FRANKFORT, Ky. (6/14/13) – Traditionally, Fourth of July celebrates America’s birthday. However, an idea of an annual day specifically celebrating the “flag” was started in 1885. A school teacher, B.J. Cigrand, lined up his students outside the Fredonia, Wisconsin Public School to observe June 14 as “Flag Birthday” or “Flag Day.” For years after that, newspapers, magazines and public addresses affiliated June 14 as Flag Day. Cigrand happily continued to advocate the observation of June 14 as Flag Day.
On June 14, 1889, a kindergarten teacher, George Balch from New York City, planned a ceremony for the children of his school with his idea of observance of Flag Day which was later adopted by the State Board of Education of New York. The next few years, on June 14th, the Betsy Ross House in Philadelphia and the New York Society of the Sons of the Revolution celebrated Flag Day.
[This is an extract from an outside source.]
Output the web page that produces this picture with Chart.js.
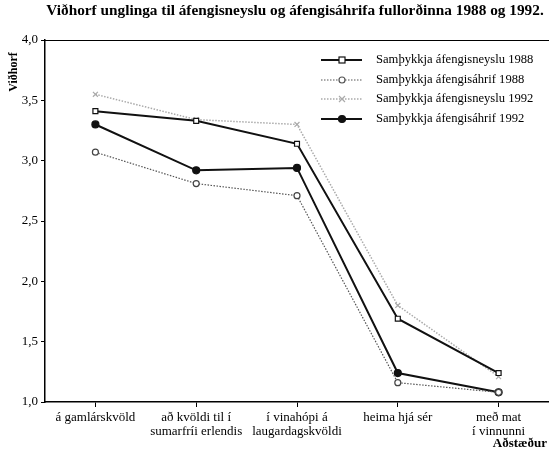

A historian named Colonel J. Granville Leach suggested that the Pennsylvania Society of Colonial Dames of America request that the Mayor of Philadelphia, others in Authority and private citizens to display their flags on June 14th. Leach also suggested that thereafter, that day would be known as ‘Flag Day.’ Leach also requested that on June 14th that the schools would assemble children with appropriate exercises and providing each child with a small flag of their own.
A few weeks after the request was made, the Board of Managers of the Pennsylvania Society of Sons of the Revolution unanimously approved the action of the Pennsylvania Society of Colonial Dames of America. Dr. Edward Brooks, a superintendent of Public Schools of Philadelphia directed that Flag Day exercises would be held on June 14th, 1893 at the Independence Square. The children were assembled, carrying their flags while singing patriotic songs and listening to public addresses. By 1894, the Governor of New York organized that public buildings would display flags on June 14th. However, it wasn’t until August 3, 1949, when President Truman signed an Act of Congress that designated June 14 as National Flag Day.
Even though Flag Day is not a federal holiday, The U.S. Government encourages the display of Old Glory outside businesses and homes.